Contágio e conseqüência
Economia

Contágio e conseqüência


Há pelo menos três canais por onde o impacto da crise internacional nos afeta diretamente: comércio global, preços de commodities e, finalmente, fluxos de capitais. A combinação destes deverá implicar não apenas a redução da taxa de crescimento, mas também uma alteração importante na sua composição, à medida que a demanda doméstica, fator preponderante da aceleração do crescimento nos últimos quatro anos, deverá encontrar limites bem mais claros à sua expansão.

De 2002 até meados deste ano a conjuntura internacional se mostrou extremamente favorável ao país. Sem desmerecer a adoção de políticas domésticas que, não tenho dúvida, ainda ajudarão o país a se diferenciar de vários de seus pares no futuro próximo, parcela relevante dos desenvolvimentos positivos no país se originou de fatores externos.

O país foi beneficiado, em primeiro lugar, pelo aumento de preços de commodities. Como exporta muito mais commodities do que importa, esta alta resultou em preços de produtos exportados crescendo acima dos preços de importados, isto é, uma melhora dos termos de troca. Conjugada à expansão dos volumes exportados, em parte derivada da expansão do comércio global, esta melhora implicou forte elevação da capacidade de importar: entre 2002 e o terceiro trimestre de 2008, estima-se que o poder de compra das exportações tenha crescido em torno de 80%.

Este processo, por sua vez, permitiu que a demanda doméstica passasse a crescer acima da produção, o que não observávamos desde 1997/98, quando preços de commodities em queda haviam piorado nossos termos de troca. Obviamente, se a demanda doméstica cresce mais rápido que a produção, a diferença deve ser coberta com importações físicas crescendo acima das exportações físicas, o que foi possível principalmente pelo aumento do poder de compra das exportações.

Completando este quadro, a expansão da liquidez mundial barateou o financiamento, trazendo vastos volumes de capital estrangeiro, aparentes na expansão do investimento estrangeiro no país, em particular o investimento direto, que se acelerou de US$ 15 bilhões/ano entre 2002/05 para US$ 35 bilhões/ano em 2007/08.

Não há dúvida, porém, que estes três fatores mudaram de direção, isto é, podemos esperar queda de preços de commodities, desaceleração do comércio global e menores fluxos de capital.

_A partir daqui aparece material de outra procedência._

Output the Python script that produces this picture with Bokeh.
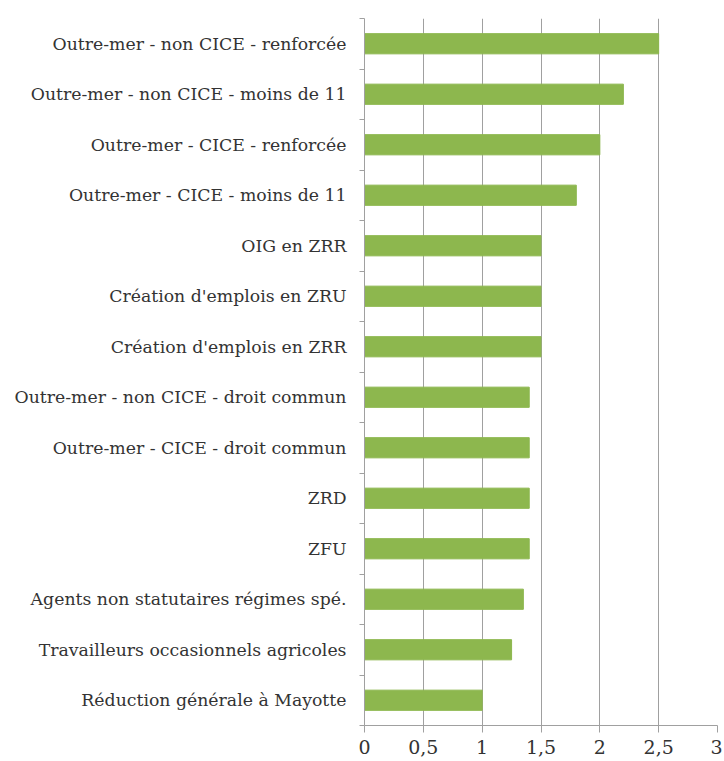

A resultante não poderia ser mais clara: a capacidade importadora se reduz e, portanto, também a diferença entre o crescimento da demanda doméstica e do produto deverá cair, revertendo o processo observado nos últimos anos.

Quem anuncia esta mudança, como seria de se esperar, é o sistema de preços. Da mesma forma que a melhora externa se traduziu numa taxa real de câmbio mais forte, incentivando a demanda doméstica às expensas da demanda externa, a piora das condições internacionais requer o inverso, isto é, câmbio real mais depreciado, mesmo com a diferença entre os juros locais e os externos na verdade até mais alta que no passado. Aliás, isto só demonstra o que venho há muito insistindo neste espaço, isto é, que a trajetória da taxa real de câmbio depende mais de variáveis externas que a mera diferença de taxa de juros.

Em resumo, o choque externo reverteu as condições que permitiam o crescimento rápido da demanda doméstica com efeitos inflacionários mitigados (não eliminados) pela disponibilidade de importações. Insistir em manter a demanda doméstica acelerada só há de trazer mais depreciação cambial e inflação. Vamos tentar não repetir este erro?